What else is out there? Exploring the connection between biodiversity, ecosystems services, pandemics and epidemic risk
Wildlife microbiomes, whether symbiotic, commensal or pathogenic, and their potential to spread by crossing interspecies barriers, eventually reaching humans via transitional interfaces (e.g. peri-urban, farming areas), are still largely unknown. Complex links between increased human-mediated disturbance, land-use change, natural habitat loss/degradation/fragmentation, climate change and biodiversity loss have all been linked to increases in the increased prevalence and risk of zoonotic disease for a variety of pathogens, mostly driven by human activities that modify the environment or spread pathogens into new ecological niches[[Whitmee et al. 2015 and CBD SoK 2015]]. Zoonotic diseases are significant threats to human health, with vector-borne diseases accounting for approximately 17 per cent of all infectious diseases and causing an estimated 700,000 deaths globally[[IPBES Global Assessment on Biodiversity and Ecosystem Services & IPBES The assessment report on land degradation and restoration.]] in a normal year, which can more than double in pandemic years[[In the first twelve months of the COVID-19 pandemic, more than 2 million related deaths have been officially registered worldwide (worldometers.info/coronavirus 19 January 2021).]].
The magnitude and direction of altered disease incidence due to anthropogenic disturbance differ globally and between ecosystems. Some described mechanisms and drivers that especially affect infectious disease risk are[[Patz & Confalonieri (2005) Human Health: Ecosystem Regulation of Infectious Diseases. Ecosystems and Human Well-being: Current State and Trends. 1. cited in IPBES global assessment report, 2019]] habitat alteration (e.g. deforestation, urbanisation), depletion of predators, biological invasion, host transfer, biodiversity change, human-driven genetic changes, bushmeat hunting and consumption, environmental contamination by infectious agents, international exchanges, trade, etc.

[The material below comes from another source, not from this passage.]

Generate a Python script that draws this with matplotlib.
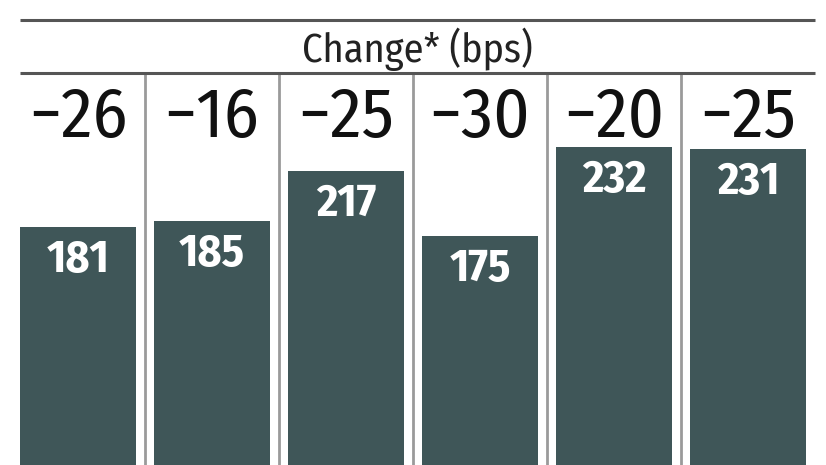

This call aims to recover biodiversity and ecosystems services whilst predicting and preventing future pandemics and epidemic outbreaks, especially in tropical areas and biodiversity hotspots, through collaboration between environmental (including climate), ecological, biomedical and social sciences. Projects should map, identify and characterise (e.g. with molecular techniques) potential emerging pathogens and their hosts/vectors in both carefully selected natural and human-modified areas, explore the relationship of biodiversity and ecosystems dynamics with microbiomes’ evolution and spread, within the broader context of socio-economic driving forces, climate change, public health and animal health.
Pathogen discovery, prophylaxis and operational surveillance strategies should be developed to search for new potential pathogens, within natural and human-modified ecosystems and hosts as well as in cases of human infectious diseases of unknown aetiology, to prevent, detect and contain their outbreaks. Risk maps and predictive models should be built based on development trends, the presence of probable host/bridge species, environmental and socio-economic factors.
The impacts of land use and climate change on biodiversity, ecosystem services and pandemics should be also taken into account, as well as any recent IPBES reports on the links between biodiversity and pandemics[[IPBES (2020) Workshop Report on Biodiversity and Pandemics. Daszak, P. et al. doi:10.5281/zenodo.4147317 https://ipbes.net/pandemics ]].
Ecologists, infectious-disease researchers, medical doctors, veterinarians, environmental, public-health and animal-health experts, socio-economic stakeholders and the private sector, particularly SMEs, as well as authorities, civil and political entities, should contribute among others to devise an early warning mechanism, track environmental change, assess the risk of pathogens crossing over and reduce risky human activities.
Efforts to preserve/restore biodiversity should address the economic and socio-cultural factors that drive natural habitat alteration and the rural poor’s dependency on hunting and trading wild animals. International cooperation with non-EU countries where new pathogens have emerged is strongly encouraged. Projects should ensure availability and interoperability of their data with the EC Knowledge Centre for Biodiversity and earmark the necessary resources for cooperation. Collaboration with the Biodiversity Partnership (HORIZON-CL6-2021-BIODIV-02-01) and creating links to its activities is expected[[https://www.biodiversa.org/1759]].
This topic should involve the effective contribution of social sciences and humanities (SSH) disciplines.